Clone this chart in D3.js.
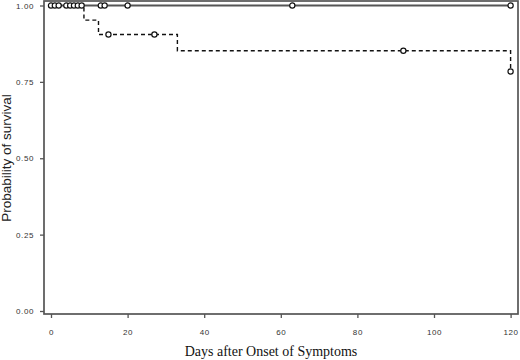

________________

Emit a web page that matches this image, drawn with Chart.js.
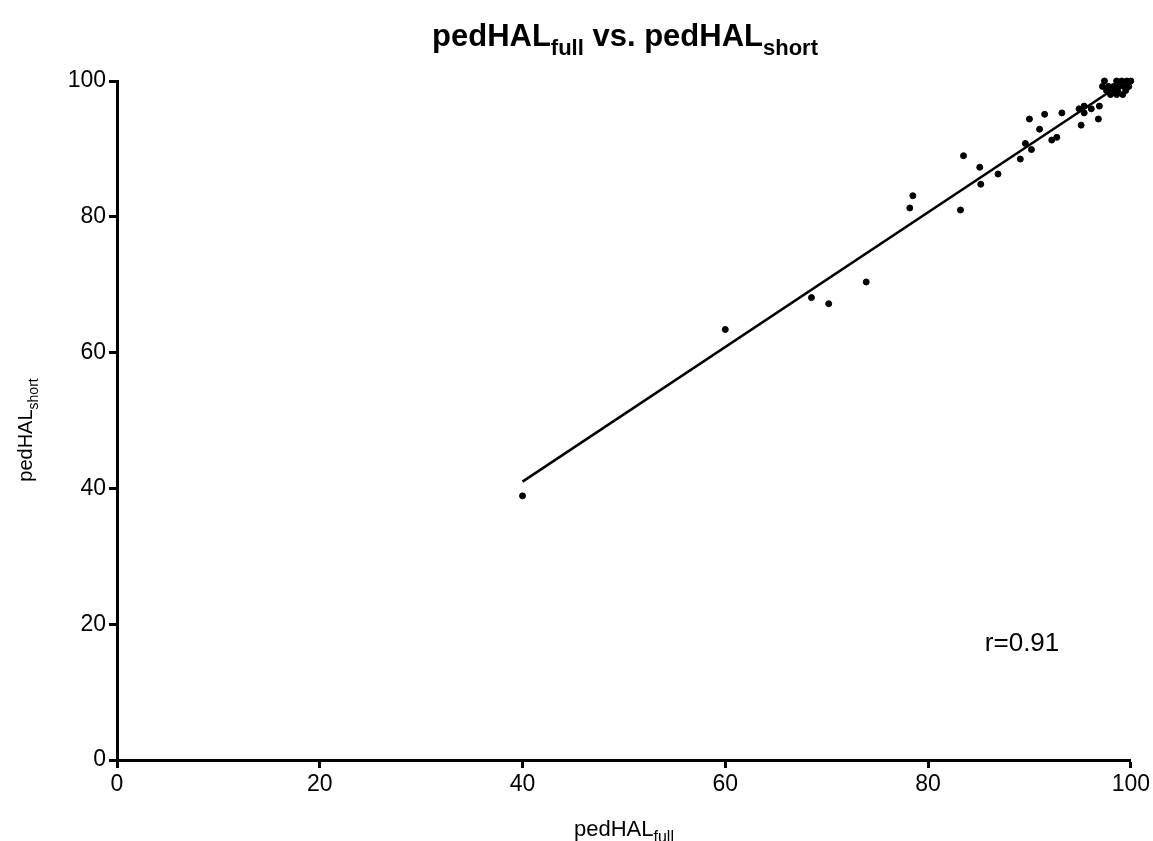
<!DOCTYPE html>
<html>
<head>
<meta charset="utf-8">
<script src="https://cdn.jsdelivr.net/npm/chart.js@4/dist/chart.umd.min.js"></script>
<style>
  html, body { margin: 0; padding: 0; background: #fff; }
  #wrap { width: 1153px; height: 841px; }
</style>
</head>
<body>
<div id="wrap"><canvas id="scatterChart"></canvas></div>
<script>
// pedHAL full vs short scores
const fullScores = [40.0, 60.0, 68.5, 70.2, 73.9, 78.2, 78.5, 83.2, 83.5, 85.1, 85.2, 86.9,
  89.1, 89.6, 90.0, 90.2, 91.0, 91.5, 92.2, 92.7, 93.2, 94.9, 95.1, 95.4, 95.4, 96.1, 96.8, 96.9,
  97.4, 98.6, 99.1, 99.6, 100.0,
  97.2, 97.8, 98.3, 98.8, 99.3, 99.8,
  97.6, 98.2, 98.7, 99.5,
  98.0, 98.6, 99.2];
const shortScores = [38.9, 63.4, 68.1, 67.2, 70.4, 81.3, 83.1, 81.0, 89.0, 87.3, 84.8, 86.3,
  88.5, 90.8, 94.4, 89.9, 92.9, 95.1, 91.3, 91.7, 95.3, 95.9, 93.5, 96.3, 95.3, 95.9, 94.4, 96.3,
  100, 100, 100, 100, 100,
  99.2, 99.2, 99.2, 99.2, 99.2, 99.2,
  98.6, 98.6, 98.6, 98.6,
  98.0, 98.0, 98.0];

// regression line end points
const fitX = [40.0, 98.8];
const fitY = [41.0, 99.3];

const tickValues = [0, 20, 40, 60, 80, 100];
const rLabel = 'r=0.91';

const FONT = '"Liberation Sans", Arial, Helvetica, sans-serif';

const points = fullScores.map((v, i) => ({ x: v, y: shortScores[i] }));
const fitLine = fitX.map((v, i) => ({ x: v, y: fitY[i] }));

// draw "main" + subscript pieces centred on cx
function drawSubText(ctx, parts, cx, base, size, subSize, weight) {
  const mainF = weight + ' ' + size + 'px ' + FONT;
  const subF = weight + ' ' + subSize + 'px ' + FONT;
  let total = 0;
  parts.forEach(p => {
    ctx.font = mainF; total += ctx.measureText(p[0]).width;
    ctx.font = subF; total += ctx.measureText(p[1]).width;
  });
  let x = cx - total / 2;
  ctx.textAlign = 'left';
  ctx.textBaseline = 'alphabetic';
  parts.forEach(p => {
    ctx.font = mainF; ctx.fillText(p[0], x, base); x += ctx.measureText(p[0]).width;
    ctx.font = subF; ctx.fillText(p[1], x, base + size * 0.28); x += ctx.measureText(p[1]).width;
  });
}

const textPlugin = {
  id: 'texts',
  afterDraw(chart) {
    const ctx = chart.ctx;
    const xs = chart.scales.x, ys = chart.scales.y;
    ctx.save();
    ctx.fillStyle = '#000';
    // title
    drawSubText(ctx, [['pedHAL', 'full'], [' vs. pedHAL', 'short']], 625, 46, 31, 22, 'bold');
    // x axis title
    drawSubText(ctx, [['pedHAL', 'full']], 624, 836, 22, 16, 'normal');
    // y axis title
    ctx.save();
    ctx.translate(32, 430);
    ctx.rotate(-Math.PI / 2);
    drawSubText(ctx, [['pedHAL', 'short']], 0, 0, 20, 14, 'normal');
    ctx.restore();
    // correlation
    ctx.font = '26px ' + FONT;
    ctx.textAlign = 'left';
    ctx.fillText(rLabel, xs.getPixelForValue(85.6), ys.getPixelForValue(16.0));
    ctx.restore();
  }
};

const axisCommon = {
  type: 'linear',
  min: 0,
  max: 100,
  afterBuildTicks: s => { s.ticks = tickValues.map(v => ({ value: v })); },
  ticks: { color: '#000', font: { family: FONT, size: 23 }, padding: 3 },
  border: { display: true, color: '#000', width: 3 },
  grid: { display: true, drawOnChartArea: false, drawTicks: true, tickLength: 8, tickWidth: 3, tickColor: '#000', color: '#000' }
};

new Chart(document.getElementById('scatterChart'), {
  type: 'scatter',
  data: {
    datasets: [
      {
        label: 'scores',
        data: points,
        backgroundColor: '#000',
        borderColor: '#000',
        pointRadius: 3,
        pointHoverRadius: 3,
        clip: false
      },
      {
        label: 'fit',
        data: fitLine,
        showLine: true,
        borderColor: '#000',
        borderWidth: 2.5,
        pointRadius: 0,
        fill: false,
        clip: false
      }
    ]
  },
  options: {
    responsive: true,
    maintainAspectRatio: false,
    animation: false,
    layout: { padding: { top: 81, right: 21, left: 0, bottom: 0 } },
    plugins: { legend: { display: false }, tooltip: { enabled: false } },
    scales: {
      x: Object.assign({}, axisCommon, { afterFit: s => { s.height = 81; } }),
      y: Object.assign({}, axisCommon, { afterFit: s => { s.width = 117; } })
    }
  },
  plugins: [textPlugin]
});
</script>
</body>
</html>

________________

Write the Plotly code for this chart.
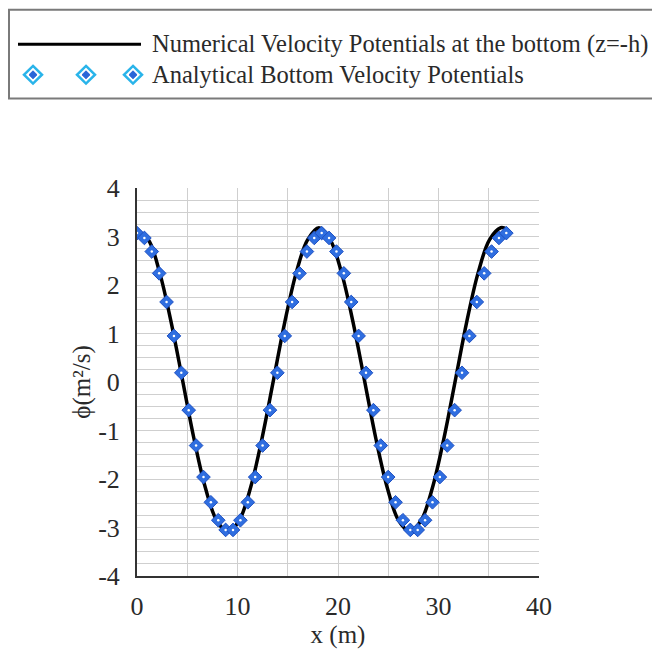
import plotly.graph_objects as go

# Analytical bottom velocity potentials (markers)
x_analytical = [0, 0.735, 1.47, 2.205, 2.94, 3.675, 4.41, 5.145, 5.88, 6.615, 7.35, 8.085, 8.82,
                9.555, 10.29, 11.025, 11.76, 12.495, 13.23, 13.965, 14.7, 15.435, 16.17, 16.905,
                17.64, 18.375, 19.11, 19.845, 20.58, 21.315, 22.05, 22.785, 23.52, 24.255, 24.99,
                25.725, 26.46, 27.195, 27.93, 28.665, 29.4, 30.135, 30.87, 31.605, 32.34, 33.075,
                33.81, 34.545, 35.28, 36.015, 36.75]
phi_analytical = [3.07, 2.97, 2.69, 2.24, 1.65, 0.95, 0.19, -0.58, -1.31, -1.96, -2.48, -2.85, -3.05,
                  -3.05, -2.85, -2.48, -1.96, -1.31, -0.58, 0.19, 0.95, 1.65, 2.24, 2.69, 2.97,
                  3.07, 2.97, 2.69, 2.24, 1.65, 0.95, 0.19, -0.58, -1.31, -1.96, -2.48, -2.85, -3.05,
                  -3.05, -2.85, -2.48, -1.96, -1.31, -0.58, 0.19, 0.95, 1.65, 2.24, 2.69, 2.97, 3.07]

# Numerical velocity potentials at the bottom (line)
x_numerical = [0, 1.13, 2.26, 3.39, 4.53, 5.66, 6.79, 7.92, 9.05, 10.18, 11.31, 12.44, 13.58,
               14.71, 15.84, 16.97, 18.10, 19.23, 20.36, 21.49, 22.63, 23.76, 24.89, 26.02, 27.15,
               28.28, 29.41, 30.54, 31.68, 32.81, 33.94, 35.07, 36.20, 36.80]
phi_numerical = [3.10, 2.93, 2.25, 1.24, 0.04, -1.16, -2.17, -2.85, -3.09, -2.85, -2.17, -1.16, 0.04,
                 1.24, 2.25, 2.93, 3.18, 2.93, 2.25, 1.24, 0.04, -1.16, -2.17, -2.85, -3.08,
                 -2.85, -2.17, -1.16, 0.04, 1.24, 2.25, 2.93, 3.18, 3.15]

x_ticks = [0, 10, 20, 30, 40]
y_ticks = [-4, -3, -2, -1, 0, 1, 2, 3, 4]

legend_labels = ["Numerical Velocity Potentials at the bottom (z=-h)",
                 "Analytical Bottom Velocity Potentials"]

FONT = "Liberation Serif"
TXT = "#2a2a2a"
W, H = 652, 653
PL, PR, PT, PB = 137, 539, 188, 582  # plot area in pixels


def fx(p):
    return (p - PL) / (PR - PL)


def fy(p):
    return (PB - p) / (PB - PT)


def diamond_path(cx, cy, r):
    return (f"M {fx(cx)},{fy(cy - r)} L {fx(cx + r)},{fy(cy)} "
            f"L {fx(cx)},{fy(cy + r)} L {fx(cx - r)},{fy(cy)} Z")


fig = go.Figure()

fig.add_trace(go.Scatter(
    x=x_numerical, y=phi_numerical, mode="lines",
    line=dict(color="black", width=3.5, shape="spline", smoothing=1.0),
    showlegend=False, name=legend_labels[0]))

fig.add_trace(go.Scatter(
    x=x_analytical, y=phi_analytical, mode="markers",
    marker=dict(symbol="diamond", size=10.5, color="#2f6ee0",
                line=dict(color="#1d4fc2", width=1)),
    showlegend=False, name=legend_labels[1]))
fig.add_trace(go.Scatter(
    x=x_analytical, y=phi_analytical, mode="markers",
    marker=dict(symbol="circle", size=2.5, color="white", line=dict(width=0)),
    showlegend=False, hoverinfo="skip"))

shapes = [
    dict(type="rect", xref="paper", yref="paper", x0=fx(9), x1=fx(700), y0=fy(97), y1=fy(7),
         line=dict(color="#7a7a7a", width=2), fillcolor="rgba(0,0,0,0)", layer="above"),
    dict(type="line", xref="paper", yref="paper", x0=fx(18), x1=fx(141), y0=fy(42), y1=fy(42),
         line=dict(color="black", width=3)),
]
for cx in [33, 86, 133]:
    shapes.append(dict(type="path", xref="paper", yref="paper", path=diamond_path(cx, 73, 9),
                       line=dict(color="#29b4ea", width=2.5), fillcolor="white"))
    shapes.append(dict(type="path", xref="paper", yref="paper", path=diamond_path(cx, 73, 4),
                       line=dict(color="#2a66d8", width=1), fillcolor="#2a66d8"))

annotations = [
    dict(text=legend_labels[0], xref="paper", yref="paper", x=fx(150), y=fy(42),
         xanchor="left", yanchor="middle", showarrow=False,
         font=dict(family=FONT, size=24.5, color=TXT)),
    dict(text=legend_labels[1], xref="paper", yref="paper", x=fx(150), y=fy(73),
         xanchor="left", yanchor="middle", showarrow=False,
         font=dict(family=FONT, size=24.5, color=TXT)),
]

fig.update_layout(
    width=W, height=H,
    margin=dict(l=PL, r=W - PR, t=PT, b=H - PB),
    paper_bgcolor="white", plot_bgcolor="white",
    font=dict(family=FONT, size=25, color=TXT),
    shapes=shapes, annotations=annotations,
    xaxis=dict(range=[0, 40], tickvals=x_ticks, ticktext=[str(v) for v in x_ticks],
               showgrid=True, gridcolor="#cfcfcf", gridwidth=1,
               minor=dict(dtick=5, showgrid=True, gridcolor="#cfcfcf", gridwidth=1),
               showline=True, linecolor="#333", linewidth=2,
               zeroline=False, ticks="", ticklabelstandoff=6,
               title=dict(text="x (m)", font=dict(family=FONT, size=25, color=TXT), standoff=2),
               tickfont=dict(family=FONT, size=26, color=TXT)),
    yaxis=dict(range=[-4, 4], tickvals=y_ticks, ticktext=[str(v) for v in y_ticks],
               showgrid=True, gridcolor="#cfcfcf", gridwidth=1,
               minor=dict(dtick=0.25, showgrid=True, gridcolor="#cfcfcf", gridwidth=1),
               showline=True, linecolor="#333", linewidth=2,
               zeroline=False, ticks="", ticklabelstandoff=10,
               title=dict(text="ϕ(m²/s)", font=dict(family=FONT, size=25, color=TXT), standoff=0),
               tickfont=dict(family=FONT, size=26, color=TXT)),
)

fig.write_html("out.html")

________________

» STATED EXERCISE
Copy each line containing the word "this" from the data.

» EXERCISE SOLUTION
Clone this chart in D3.js.
Emit a web page that matches this image, drawn with Chart.js.
Write the Plotly code for this chart.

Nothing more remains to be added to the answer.